Être poétique, créatif, voire surréaliste à la mode de l'entarteur Noël Godin, voilà les méthodes qui plaisent au Collectif Artivist. Né en 2009, le groupe veut "s’indigner collectivement, se révolter, créer des failles dans l'espace public (…) qui malgré la multiplication de crises, poursuit son train-train quotidien sans aucune remise en cause".

Burlesque et performance, musique et mise en scène sont autant de tactiques mobilisées par ces activistes d'un nouveau style. Leurs idées : redynamiser les grandes mobilisations, redorer l'image des luttes sociales – constatant par exemple combien les manifestations "souffrent d'une stigmatisation accrue de la part des médias et d'une part croissante de responsables politiques et de la population"…

Il s'agit de revaloriser les mobilisations, réduites souvent par les médias à des embarras de circulation et des échauffourées en fin de cortège. "L'ironie, le surréalisme et l'art sont aussi capables de faire passer un message subversif, voire d'imposer un sujet dans l'agenda politique", soutient Amaury Ghijselings, membre du Collectif (4).

Utilisé à bon escient, l'humour peut faire des ravages. mais attention, comme pour le clown, son éthique doit rester intacte.

Ah, l'humour ! Utilisé à bon escient, il peut faire des ravages. Mais attention, comme pour le clown, son éthique doit rester intacte : être pleinement dans son humanité, en lien avec celle de l'autre. Convivialité et amusement peuvent alors apparaître comme des ingrédients bien utiles à l'action.

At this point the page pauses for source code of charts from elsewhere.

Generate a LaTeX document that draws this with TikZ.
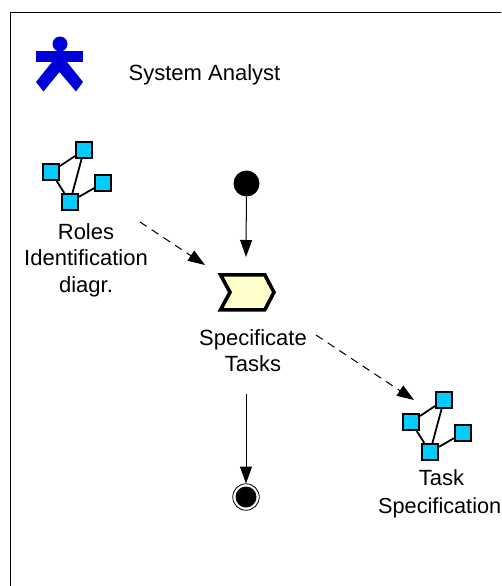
\documentclass[tikz,border=0pt]{standalone}
\usepackage{fontspec}
\setmainfont{Liberation Sans}
\usetikzlibrary{arrows.meta}
\definecolor{actorblue}{HTML}{0000D8}
\definecolor{iconcyan}{HTML}{00CCFF}
\definecolor{taskyellow}{HTML}{FFFFCC}
\tikzset{
  lbl/.style={align=center,inner sep=0pt,font=\fontsize{22}{26.6}\selectfont},
  sq/.style={draw=black,fill=iconcyan,line width=1.9pt,minimum size=16.2pt,inner sep=0pt,rectangle},
  lnk/.style={line width=1.8pt,black},
  flow/.style={line width=1pt,black,-{Triangle[length=17pt,width=12pt]}},
  dflow/.style={flow,dash pattern=on 8pt off 6pt},
  icon/.pic={
    \node[sq] (-a) at (84,150) {};
    \node[sq] (-b) at (51,172) {};
    \node[sq] (-c) at (70,202) {};
    \node[sq] (-d) at (103,183) {};
    \draw[lnk] (-b) -- (-a);
    \draw[lnk] (-a) -- (-c);
    \draw[lnk] (-b) -- (-c);
    \draw[lnk] (-c) -- (-d);
  }
}
\begin{document}
\begin{tikzpicture}[x=1pt,y=-1pt]
\useasboundingbox (0,0) rectangle (501,586);
\begin{scope}
\clip (0,0) rectangle (501,586);
% frame
\draw[black,line width=1pt] (10.5,600) -- (10.5,12.5) -- (520,12.5);
% actor
\fill[actorblue] (60,44) circle[radius=7.5];
\fill[actorblue] (36,51.5) rectangle (83,62);
\fill[actorblue] (52,62) -- (36,82) -- (43.5,91.5) -- (59.5,72) -- (76,91.5) -- (83,82) -- (67,62) -- cycle;
\node[lbl,anchor=west] (actorlbl) at (128.5,75) {System Analyst};
% icons
\pic (r) at (0,0) {icon};
\pic (s) at (360,250) {icon};
\node[lbl] (rolesl) at (86,260) {Roles\\Identification\\diagr.};
\node[lbl,anchor=north] (taskspecl) at (441.5,469) {Task};
\node[lbl,anchor=west,font=\fontsize{21.7}{26}\selectfont] (taskspec2) at (378,507.5) {Specification};
% start / end
\node[circle,fill=black,minimum size=26pt,inner sep=0pt] (start) at (246.5,183.5) {};
\node[circle,draw=black,fill=white,line width=0.8pt,minimum size=26.5pt,inner sep=0pt] (final) at (246,497) {};
\fill[black] (final.center) circle[radius=10.5];
% task
\coordinate (task) at (247,292);
\draw[line width=3.6pt,fill=taskyellow,miter limit=4,line join=miter]
  (220.5,274.8) -- (264.8,274.8) -- (274,292.3) -- (264.8,309.8) -- (220.5,309.8) -- (230,292.3) -- cycle;
\node[lbl] (taskl) at (253,350.5) {Specificate\\Tasks};
% connectors
\coordinate (t1) at (246,257);
\coordinate (f1) at (246,394);
\coordinate (d1a) at (140,222);
\coordinate (d1b) at (205,265);
\coordinate (d2a) at (316,335);
\coordinate (d2b) at (414,400);
\draw[flow] (start) -- (t1);
\draw[flow,shorten >=13.5pt] (f1) -- (final.center);
\draw[dflow] (d1a) -- (d1b);
\draw[dflow] (d2a) -- (d2b);
\end{scope}
\end{tikzpicture}
\end{document}
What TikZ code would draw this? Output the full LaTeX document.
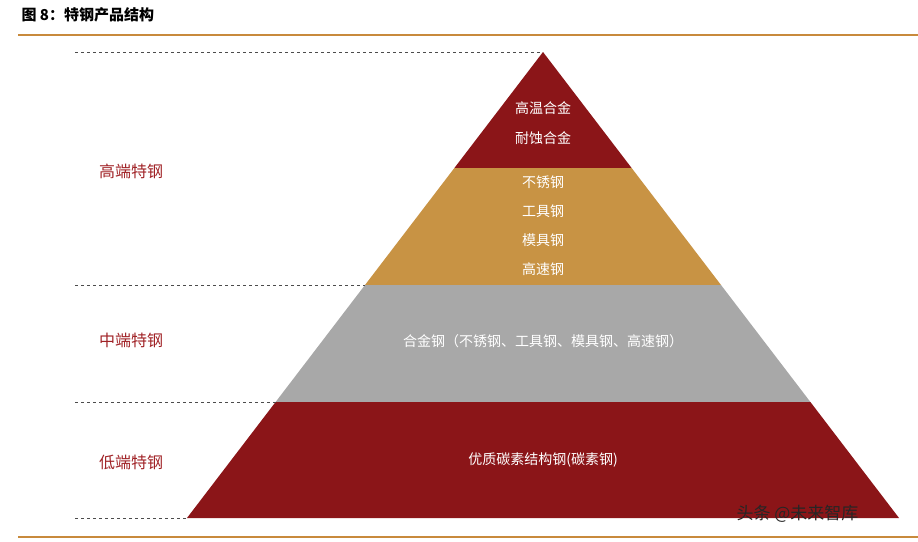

Changer le monde nécessite de mutualiser les mobilisations, de risquer la mise en réseau, la fédération. Les uns, ancrés sur leur localité ou centrés sur leur créneau, devraient rencontrer et faire confiance aux autres, pour s'inscrire dans un mouvement plus général. D'autres, habitués des cénacles de la concertation politique et du réseautage, devraient se laisser davantage nourrir, questionner, imprégner par les acteurs dans toutes leurs diversités. Le tout, à faire sérieusement, sans pour autant se prendre au sérieux.